Clinton is under the deepest scrutiny she’s faced since leaving government amid revelations that she used private — rather than official — email during her tenure as Secretary of State.
The development raises questions about her compliance with government transparency rules and comes at a time when she’s the unquestioned front-runner for the 2016 Democratic presidential nomination, even though she hasn’t announced a campaign.
The review process Clinton is calling for “will take some time,” according to the State Department’s Deputy Spokesperson Marie Harf.
“The State Department will review for public release the emails provided by Secretary Clinton to the Department, using a normal process that guides such releases,” Harf said in a statement. “We will undertake this review as quickly as possible; given the sheer volume of the document set, this review will take some time to complete.”
While she is not the first secretary of state to use a private email address — former Secretaries Colin Powell and Condoleezza Rice both had private emails — Clinton is the first to exclusively use a private account. As opposed to Clinton, both Rice and Powell had and used an official government email address.
The server for Hillary Clinton’s personal email address was housed at her home in Chappaqua, New York, according to analysis by The Associated Press.
Aides have argued that Clinton had “every expectation” her emails would be automatically retained because she was sending them to other government accounts. A Clinton aide said Tuesday, that “nine out of 10 emails that she sent over the course of her tenure went to the State Department.”

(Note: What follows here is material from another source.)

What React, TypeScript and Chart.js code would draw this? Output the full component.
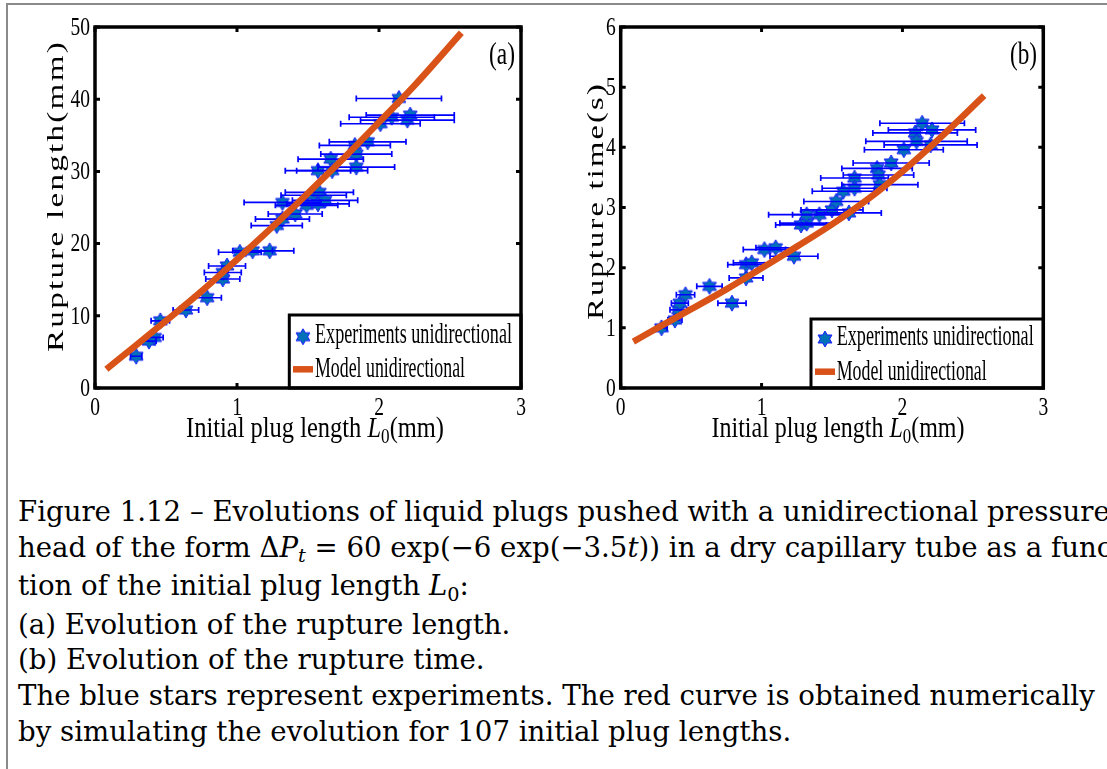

Late in 2014 – long after Clinton left State – President Barack Obama signed an update to the Federal Records Law to “prohibit the use of private email accounts by government officials unless they copy or forward any such emails into their government account within 20 days,” according to the National Archives and Records Administration.
The GOP has been quick to jump on the issue.
Republicans issued statements this week questioning Clinton’s motives, the RNC produced a web ad about the emails and opposition research groups filed Freedom of Information Act requests for her correspondence.
“It makes you wonder,” Republican National Committee Chairman Reince Priebus said. “Did she use the private emails so she could conduct diplomacy and fundraising at the same time?”